— Start Data segment —

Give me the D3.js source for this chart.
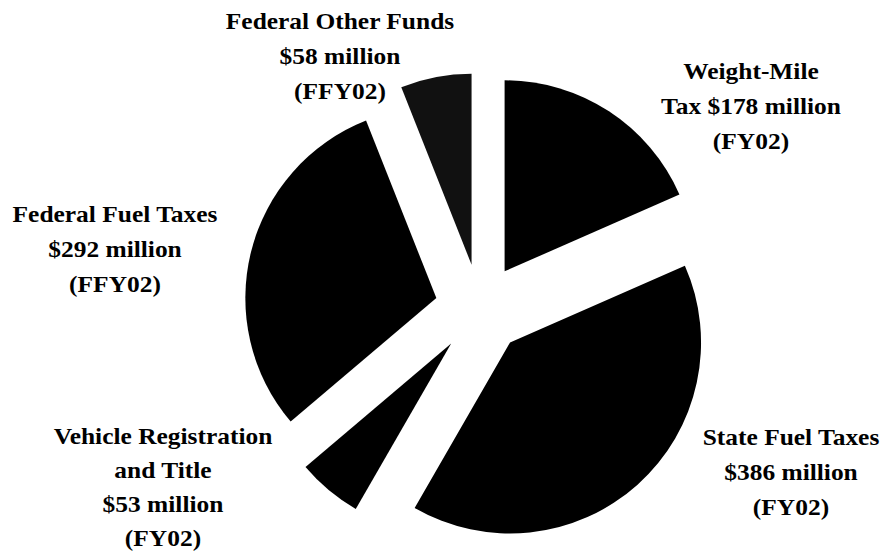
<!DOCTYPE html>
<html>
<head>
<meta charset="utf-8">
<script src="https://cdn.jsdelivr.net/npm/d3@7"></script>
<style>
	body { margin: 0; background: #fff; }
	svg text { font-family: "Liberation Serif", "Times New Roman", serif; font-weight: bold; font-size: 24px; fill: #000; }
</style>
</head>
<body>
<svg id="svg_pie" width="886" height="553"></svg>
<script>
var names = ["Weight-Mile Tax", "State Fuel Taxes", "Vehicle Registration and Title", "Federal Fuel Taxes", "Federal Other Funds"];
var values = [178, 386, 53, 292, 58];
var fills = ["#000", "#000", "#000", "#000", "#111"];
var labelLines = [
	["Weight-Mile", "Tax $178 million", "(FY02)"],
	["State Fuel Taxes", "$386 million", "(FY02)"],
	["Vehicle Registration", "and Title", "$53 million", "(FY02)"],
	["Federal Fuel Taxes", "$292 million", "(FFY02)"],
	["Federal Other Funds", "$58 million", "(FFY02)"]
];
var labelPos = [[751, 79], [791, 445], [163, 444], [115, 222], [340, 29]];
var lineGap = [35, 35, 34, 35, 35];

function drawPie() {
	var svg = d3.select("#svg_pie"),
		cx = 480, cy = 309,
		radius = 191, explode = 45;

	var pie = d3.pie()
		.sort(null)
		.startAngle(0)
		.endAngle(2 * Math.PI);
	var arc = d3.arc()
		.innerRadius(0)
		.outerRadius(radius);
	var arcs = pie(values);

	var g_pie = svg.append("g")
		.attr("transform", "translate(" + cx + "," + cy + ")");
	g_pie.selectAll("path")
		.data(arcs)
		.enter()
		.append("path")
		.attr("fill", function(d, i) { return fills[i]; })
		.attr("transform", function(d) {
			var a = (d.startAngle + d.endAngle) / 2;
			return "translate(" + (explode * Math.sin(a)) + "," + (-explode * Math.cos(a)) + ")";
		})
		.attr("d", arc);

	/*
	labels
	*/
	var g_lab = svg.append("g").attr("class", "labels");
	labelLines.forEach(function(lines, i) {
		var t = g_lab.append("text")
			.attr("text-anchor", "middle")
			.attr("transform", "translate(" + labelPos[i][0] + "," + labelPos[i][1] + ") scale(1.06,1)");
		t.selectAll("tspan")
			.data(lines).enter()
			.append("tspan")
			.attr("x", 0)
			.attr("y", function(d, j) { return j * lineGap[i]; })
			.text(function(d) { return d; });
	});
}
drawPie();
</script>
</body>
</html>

— End Data segment —

#### [Exercise instructions]
Images should not appear in the copy; retype the listing above exactly.

#### [Finished task]
Give me the D3.js source for this chart.
<!DOCTYPE html>
<html>
<head>
<meta charset="utf-8">
<script src="https://cdn.jsdelivr.net/npm/d3@7"></script>
<style>
	body { margin: 0; background: #fff; }
	svg text { font-family: "Liberation Serif", "Times New Roman", serif; font-weight: bold; font-size: 24px; fill: #000; }
</style>
</head>
<body>
<svg id="svg_pie" width="886" height="553"></svg>
<script>
var names = ["Weight-Mile Tax", "State Fuel Taxes", "Vehicle Registration and Title", "Federal Fuel Taxes", "Federal Other Funds"];
var values = [178, 386, 53, 292, 58];
var fills = ["#000", "#000", "#000", "#000", "#111"];
var labelLines = [
	["Weight-Mile", "Tax $178 million", "(FY02)"],
	["State Fuel Taxes", "$386 million", "(FY02)"],
	["Vehicle Registration", "and Title", "$53 million", "(FY02)"],
	["Federal Fuel Taxes", "$292 million", "(FFY02)"],
	["Federal Other Funds", "$58 million", "(FFY02)"]
];
var labelPos = [[751, 79], [791, 445], [163, 444], [115, 222], [340, 29]];
var lineGap = [35, 35, 34, 35, 35];

function drawPie() {
	var svg = d3.select("#svg_pie"),
		cx = 480, cy = 309,
		radius = 191, explode = 45;

	var pie = d3.pie()
		.sort(null)
		.startAngle(0)
		.endAngle(2 * Math.PI);
	var arc = d3.arc()
		.innerRadius(0)
		.outerRadius(radius);
	var arcs = pie(values);

	var g_pie = svg.append("g")
		.attr("transform", "translate(" + cx + "," + cy + ")");
	g_pie.selectAll("path")
		.data(arcs)
		.enter()
		.append("path")
		.attr("fill", function(d, i) { return fills[i]; })
		.attr("transform", function(d) {
			var a = (d.startAngle + d.endAngle) / 2;
			return "translate(" + (explode * Math.sin(a)) + "," + (-explode * Math.cos(a)) + ")";
		})
		.attr("d", arc);

	/*
	labels
	*/
	var g_lab = svg.append("g").attr("class", "labels");
	labelLines.forEach(function(lines, i) {
		var t = g_lab.append("text")
			.attr("text-anchor", "middle")
			.attr("transform", "translate(" + labelPos[i][0] + "," + labelPos[i][1] + ") scale(1.06,1)");
		t.selectAll("tspan")
			.data(lines).enter()
			.append("tspan")
			.attr("x", 0)
			.attr("y", function(d, j) { return j * lineGap[i]; })
			.text(function(d) { return d; });
	});
}
drawPie();
</script>
</body>
</html>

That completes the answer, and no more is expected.